Whether just beginning or already experienced, six years old or sixty years old, everyone has something to gain from piano lessons. I teach students of all ages at a wide range of skill levels at K&S Conservatory of Music in Woodbury, Minnesota.
Who I teach:
Everyone! I offer lessons to musicians of all ages and abilities who have the desire to put in the time and effort. Neurodiversity is one of my specialties, so I welcome autistic students, as well as those with ADHD, dyslexia, auditory processing disorders, emotional disorders, physical disabilities, and trauma. Having lived with obsessive-compulsive disorder and ADHD for as long as I can remember, I have some insight into what it's like to be neurologically different. Where there's any interest in learning music, I want to help develop that interest into a skill!
What I teach:
My lessons have a largely classical focus. Beginning students start out with a method book, and as they progress we transition to a collaborative framework where the only "requirement" is student input. We choose from canonical repertoire with pieces by Bach, Telemann, Mozart, Haydn, Beethoven, Schumann, Kabalevsky, Bartok, and other big names, as well as music by contemporary pedagogical composers in classical, jazz, and pop styles.
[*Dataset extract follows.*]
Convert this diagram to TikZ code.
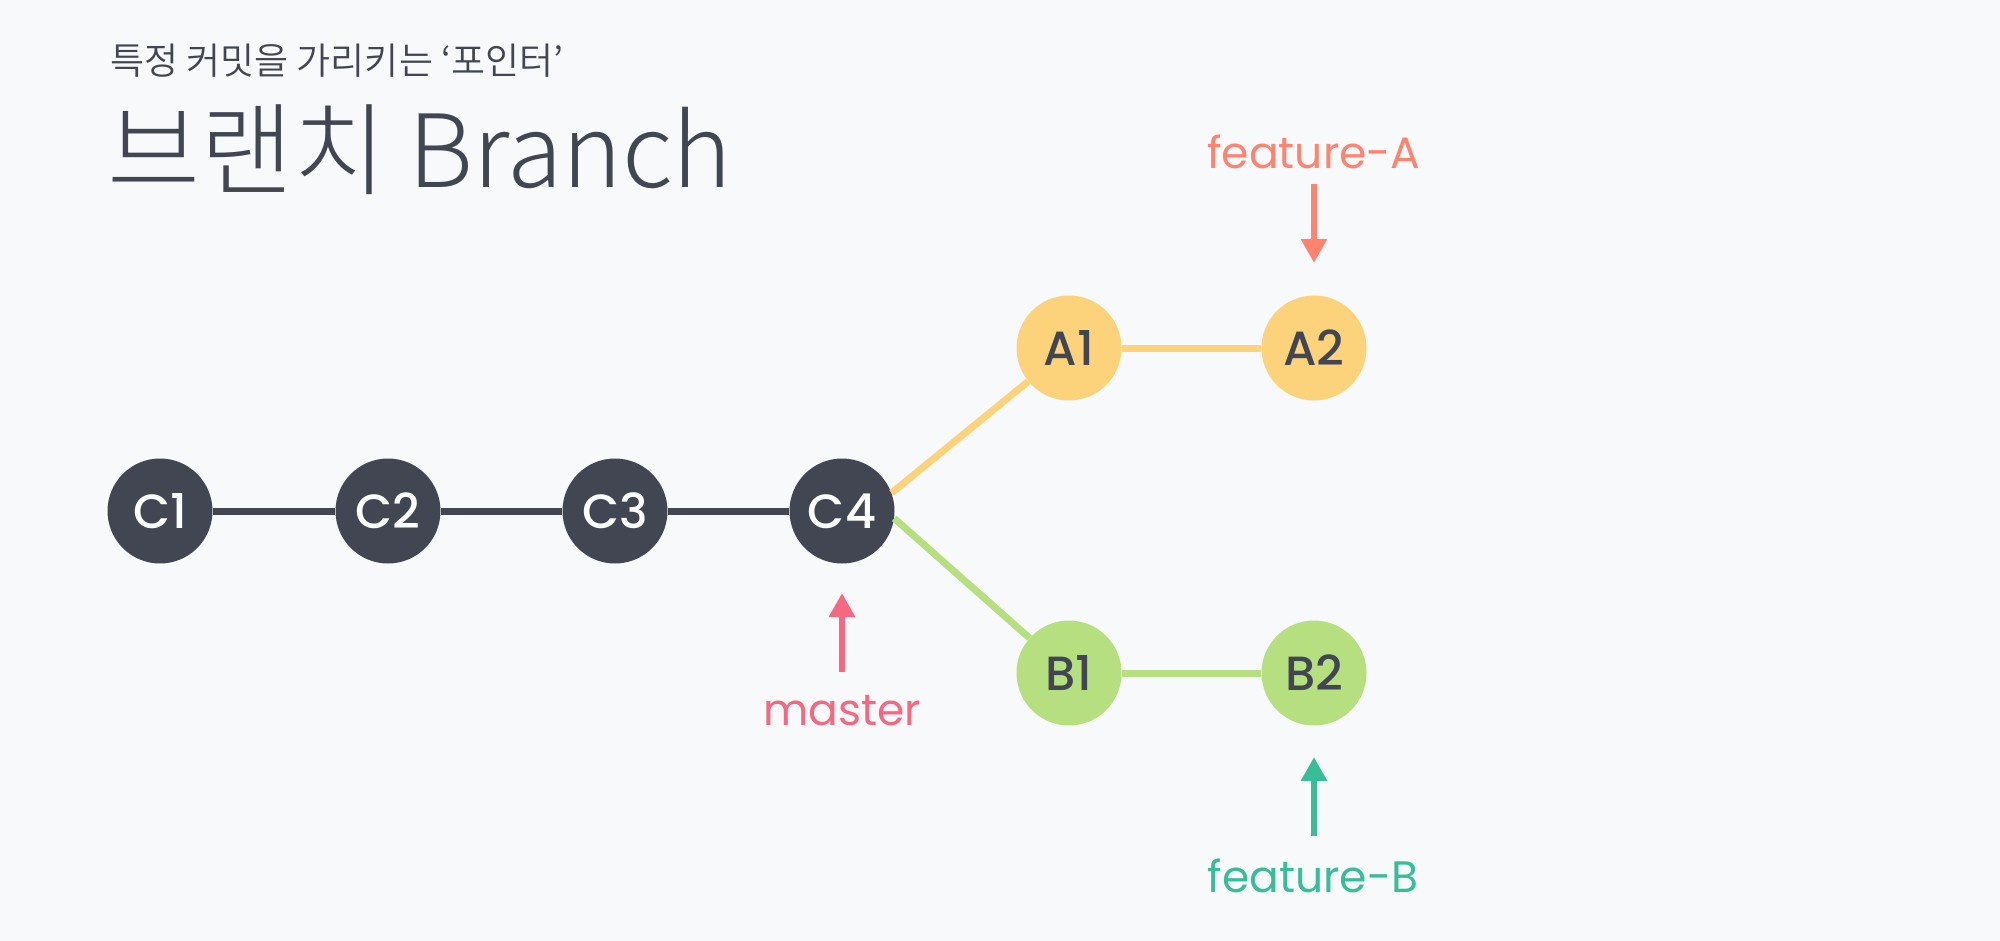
\documentclass[tikz,border=0pt]{standalone}
\usepackage{fontspec}
\usetikzlibrary{arrows.meta}
\IfFontExistsTF{Noto Sans CJK KR Light}
  {\newfontfamily\titlefont{Noto Sans CJK KR Light}}
  {\newfontfamily\titlefont{Noto Sans CJK KR}}
\IfFontExistsTF{Noto Sans CJK KR DemiLight}
  {\newfontfamily\subfont{Noto Sans CJK KR DemiLight}}
  {\newfontfamily\subfont{Noto Sans CJK KR}}
\IfFontExistsTF{Poppins Medium}
  {\newfontfamily\nodefont{Poppins Medium}}
  {\newfontfamily\nodefont{Poppins}}
\newfontfamily\labfont{Poppins}
\definecolor{bgc}{HTML}{F8F9FB}
\definecolor{darkc}{HTML}{414652}
\definecolor{yel}{HTML}{FCD37B}
\definecolor{grn}{HTML}{B6E080}
\definecolor{salmon}{HTML}{FF836F}
\definecolor{pinkc}{HTML}{F5687F}
\definecolor{teal}{HTML}{38BD99}
\tikzset{
  commit/.style={circle, minimum size=105bp, inner sep=0pt,
    font=\nodefont\fontsize{48bp}{56bp}\selectfont},
  maincommit/.style={commit, fill=darkc, text=white},
  acommit/.style={commit, fill=yel, text=darkc},
  bcommit/.style={commit, fill=grn, text=darkc},
  edge/.style={line width=7bp},
  pointer/.style={line width=6bp, -{Triangle[width=25bp,length=24bp]}},
  ptrlabel/.style={anchor=base, inner sep=0pt, font=\labfont\fontsize{44bp}{52bp}\selectfont}
}
\begin{document}
\begin{tikzpicture}[x=1bp,y=-1bp]
\fill[bgc] (0,0) rectangle (2000,941);
\useasboundingbox (0,0) rectangle (2000,941);
% titles
\node[anchor=base west, inner sep=0pt, text=darkc, font=\subfont\fontsize{37bp}{44bp}\selectfont] (sub) at (110,74) {특정 커밋을 가리키는 ‘포인터’};
\node[anchor=base west, inner sep=0pt, text=darkc, font=\titlefont\fontsize{101bp}{120bp}\selectfont] (title) at (107,187) {브랜치 Branch};
% commits
\node[maincommit] (C1) at (160,511) {C1};
\node[maincommit] (C2) at (388,511) {C2};
\node[maincommit] (C3) at (615,511) {C3};
\node[maincommit] (C4) at (842,511) {C4};
\node[acommit] (A1) at (1069,348) {A1};
\node[acommit] (A2) at (1314,348) {A2};
\node[bcommit] (B1) at (1069,673) {B1};
\node[bcommit] (B2) at (1314,673) {B2};
% edges
\draw[edge, darkc] (C1) -- (C2);
\draw[edge, darkc] (C2) -- (C3);
\draw[edge, darkc] (C3) -- (C4);
\draw[edge, yel] (C4.20) -- (A1);
\draw[edge, yel] (A1) -- (A2);
\draw[edge, grn] (C4.-8) -- (B1);
\draw[edge, grn] (B1) -- (B2);
% pointers
\node[ptrlabel, text=pinkc] (master) at (842,725) {master};
\node[ptrlabel, text=salmon] (featA) at (1314,168) {feature-A};
\node[ptrlabel, text=teal] (featB) at (1313,892) {feature-B};
\coordinate (mtail) at (842,672);
\coordinate (mtip) at (842,593);
\coordinate (atail) at (1314,184);
\coordinate (atip) at (1314,263);
\coordinate (btail) at (1314,836);
\coordinate (btip) at (1314,757);
\draw[pointer, pinkc] (mtail) -- (mtip);
\draw[pointer, salmon] (atail) -- (atip);
\draw[pointer, teal] (btail) -- (btip);
\end{tikzpicture}
\end{document}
Students are welcome to introduce whatever music they'd like in addition to suggested pieces I find for them. If they have something special in mind that they'd like to play, I'm always happy to try to find it—and if I can't find it, I'll write an arrangement myself, or co-arrange it with the student. Whatever a student is interested in, we can find a way to make it a meaningful learning experience.
How I teach:
Cheerful, collaborative, adaptable.
I'm an optimistic and inquisitive person, and my teaching style reflects that. Each student is greeted with a smile at every lesson. My lessons are not socially stratified—I am emphatically not the student's superior. Instead, both the student and I are collaborators in their music study. This allows students to feel more comfortable taking risks, encouraging them to explore many different ways of understanding music. My greatest goal is to help each student excel at music by enjoying the process. Along the way, we explore their interests and discover new ones, and I reflect and get feedback to see if there are ways I can adapt my approach to better serve the them.